Teknik penghitungan adalah sebagai berikut :
1. jumlah responden yang memilih suatu item dikali skor item yang dipilih;
2. hasil perkalian di atas, dijumlahkan;
3. hasil penjumlahan tersebut yang menentukan posisi responden dalam wawancara yang dilakukan/hasil quisioner yang dibagikan.

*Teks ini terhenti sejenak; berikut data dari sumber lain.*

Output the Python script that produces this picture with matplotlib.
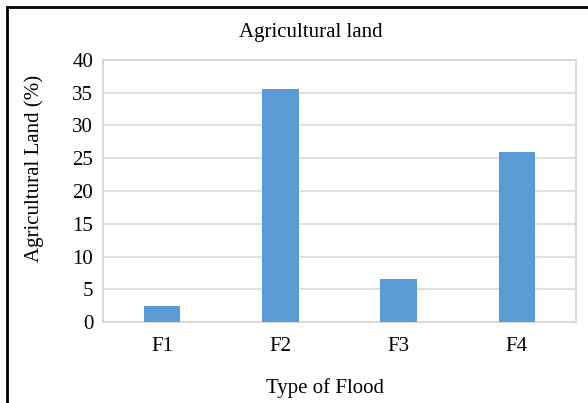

Untuk mengetahui hambatan apa saja yang dihadapi dalam penyelenggaraan pemerintahan desa dan tanggapan responden terhadap penyelenggaraan pemerintahan desa, maka disusun pedoman wawancara dan quesioner dengan menanyakan hal-hal yang terkait dengan :
1. dasar hukum penyelenggaraan pemerintahan desa di Kabupaten Sidenreng Rappang;
2. jenis- jenis kewenangan yang dijalankan oleh pemerintah desa;
3. pemahaman terhadap tugas pokok aparat desa dan BPD;
4. pemerintah desa (kepala desa dan perangkat desa);
5. peran pemerintah kabupaten, provinsi dan pusat dalam penyelenggaraan pemerintahan desa;
6. ketersediaan sarana dan prasarana penunjang;
7. jumlah dan tingkat pendidikan perangkat desa dan pengurus BPD;
8. upaya peningkatan SDM aparat desa/pengurus desa;
9. hubungan antara pemerintah desa dan BPD;
10. partisipasi masyarakat dalam kegiatan-kegiatan yang diadakan oleh pemerintah desa;
11. kelembagaan desa.
Untuk memperoleh informasi dan data tentang pengelolaan keuangan desa, maka disiapkan beberapa pertanyaan yang terkait dengan :
1. alokasi dana desa;
2. pendapatan asli desa;
3. bagi hasil pajak dan retribusi daerah;
4. bantuan keuangan dari pemerintah kabupaten, provinsi dan pusat;
5. APBDes;
6. tunjangan penghasilan kepala desa, perangkat desa dan BPD;
7. pertanggung jawaban keuangan desa.
Pembatasan ruang lingkup pertanyaan dilakukan untuk lebih mengarahkan peneliti dan responden agar tidak keluar dari sub stansi materi yang akan dikaji. Mengingat terbatasnya waktu dan alat analisis yang digunakan tentunya akan mempengaruhi data dan informasi. Oleh karena itu untuk menutupi kekurangan yang ada, dalam penelitian ini juga digunakan studi kepustakaan utamanya yang terkait dengan pendapat para ahli dan hasil penelitian sebelumnya yang terkait dengan otonomi desa.